The villages of and around Kyprinos are assumed to have been there for many centuries and what can certainly be said is that in the documents of the late 18th century found in different archives, both Greek and Turkish, Kyprinos itself and most of the nearby villages are already mentioned. Even though it is not clear when the first ones were founded since historical sources are rare and barely explicit.

However, there is evidence that in the Ancient world there already were settlements in that area. Excavations near the village of Mikri Doxipara - Zoni have brought interesting pieces of ancient Thracian culture (Thrace) into the light. The Tombs found in that place (8 km from Kyprinos, between Zoni and Mikri Doxipara) are estimated to be from the 1st or 2nd century AD.

Sheikh Bedreddin (1359–1420), also known as Sheikh Bedreddin, was born in Kyprinos, son of a local g(h)azi (warrior), whose name was Israel. He was a famous Sufi teacher and a rebel against the Ottoman central rule.
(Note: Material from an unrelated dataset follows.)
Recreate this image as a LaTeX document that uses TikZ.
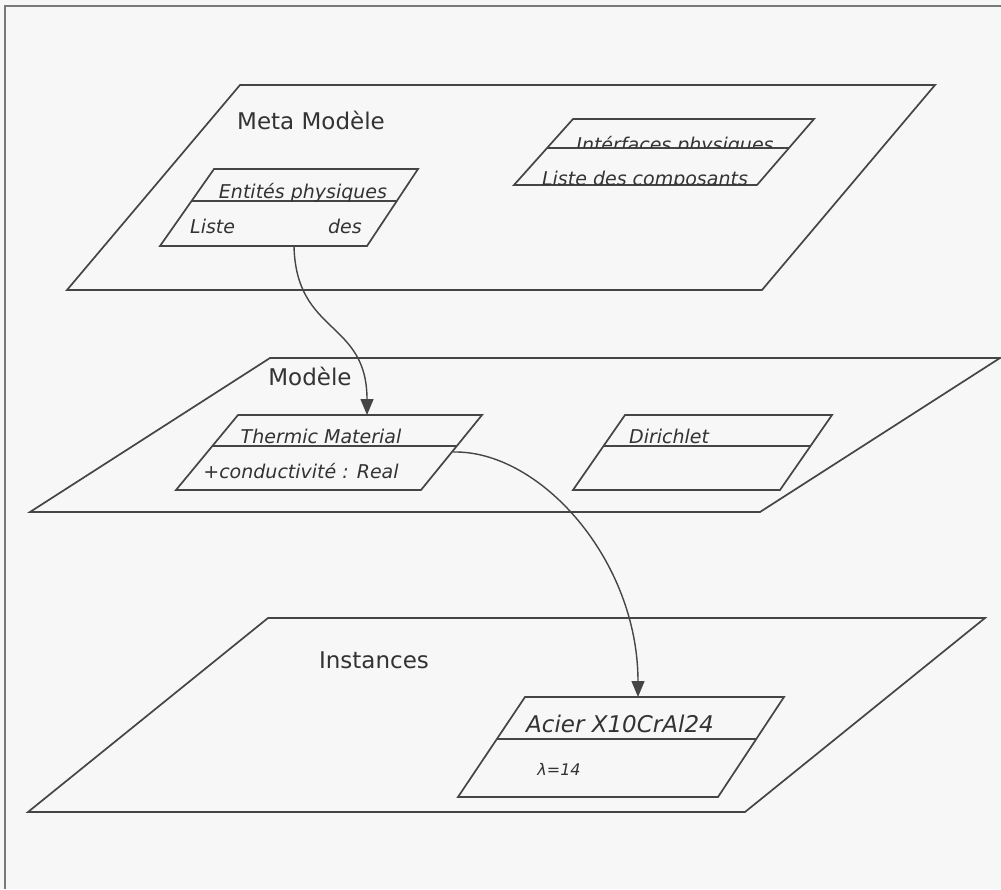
\documentclass[tikz,border=0pt]{standalone}
\usepackage{fontspec}
\setmainfont{DejaVu Sans}
\usetikzlibrary{arrows.meta}
\definecolor{ln}{HTML}{454545}
\definecolor{tx}{HTML}{333333}
\definecolor{bg}{HTML}{F7F7F7}
\definecolor{fr}{HTML}{7A7A7A}
\tikzset{
  plane/.style={draw=ln, line width=1.7pt, line join=miter},
  cls/.style={draw=ln, line width=1.7pt},
  title/.style={text=tx, font=\fontsize{23}{27}\selectfont, inner sep=0pt},
  lbl/.style={text=tx, font=\fontsize{19}{22}\selectfont\itshape, inner sep=0pt, anchor=base},
  link/.style={draw=ln, line width=1.4pt, -{Triangle[length=16pt,width=13pt]}},
  framel/.style={draw=fr, line width=2.4pt}
}
\begin{document}
\begin{tikzpicture}[x=1pt,y=-1pt]
\useasboundingbox (0,0) rectangle (1001,889);
\fill[bg] (0,0) rectangle (1001,889);
\draw[framel] (5,889) -- (5,6) -- (1001,6);

% planes
\draw[plane] (240,85) -- (935,85) -- (762,290) -- (67,290) -- cycle;
\draw[plane] (270,358) -- (1000,358) -- (760,512) -- (30,512) -- cycle;
\draw[plane] (268,618) -- (985,618) -- (745,812) -- (28,812) -- cycle;

\node[title] (metaT) at (311,120) {Meta Modèle};
\node[title] (modT) at (310,376) {Modèle};
\node[title] (instT) at (374,660) {Instances};

% Entites physiques
\draw[cls] (214,169) -- (418,169) -- (367,246) -- (160,246) -- cycle;
\draw[cls] (191,201) -- (397,201);
\node[lbl] (entN) at (303,198) {Entités physiques};
\node[lbl, anchor=base west] (entA1) at (190,233) {Liste};
\node[lbl, anchor=base east] (entA2) at (362,233) {des};

% Interfaces physiques
\draw[cls] (573,119) -- (814,119) -- (757,185) -- (514,185) -- cycle;
\draw[cls] (547,148) -- (789,148);
\begin{scope}
  \clip (500,100) rectangle (830,147);
  \node[lbl] (ifN) at (675,151) {Intérfaces physiques};
\end{scope}
\begin{scope}
  \clip (500,149) rectangle (830,184);
  \node[lbl] (ifA) at (645,185) {Liste des composants};
\end{scope}

% Thermic Material
\draw[cls] (238,415) -- (482,415) -- (421,490) -- (176,490) -- cycle;
\draw[cls] (212,446) -- (457,446);
\node[lbl] (thN) at (321,443) {Thermic Material};
\node[lbl] (thA) at (301,478) {+conductivité : Real};

% Dirichlet
\draw[cls] (625,415) -- (832,415) -- (780,490) -- (573,490) -- cycle;
\draw[cls] (604,446) -- (810,446);
\node[lbl, anchor=base west] (diN) at (629,443) {Dirichlet};

% Acier
\draw[cls] (525,697) -- (784,697) -- (718,797) -- (458,797) -- cycle;
\draw[cls] (497,739) -- (756,739);
\node[lbl, font=\fontsize{23}{27}\selectfont\itshape] (acN) at (620,732) {Acier X10CrAl24};
\node[lbl, font=\fontsize{16}{19}\selectfont\itshape] (acA) at (559,775) {λ=14};

% connectors
\coordinate (entB) at (294,246);
\coordinate (thTop) at (367,415);
\coordinate (thR) at (453,452);
\coordinate (acTop) at (638,697);
\draw[link] (entB) .. controls (296,335) and (367,320) .. (thTop);
\draw[link] (thR) .. controls (540,450) and (638,560) .. (acTop);
\end{tikzpicture}
\end{document}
The modern municipality was founded in 1998.

==The river of Ardas==

The river of Ardas, after a distance of 216 km from its original source in the mountains of Rhodope enters the Kyprinos territory on the border to Bulgaria close to the village of Galini and reaches from there to the river Evros (Maritsa), flowing along Kyprinos and Filakio.
The Ardas river composes an important ecosystem for that area and its forest which is growing corresponding to its river bed. It is a biotope of crucial importance on a regional as well as on a national level.

There is a reservoir dam, the Kyprinos Dam, built in 1969 approximately 8 km from Kyprinos of 350 meters width providing resident farmers with water.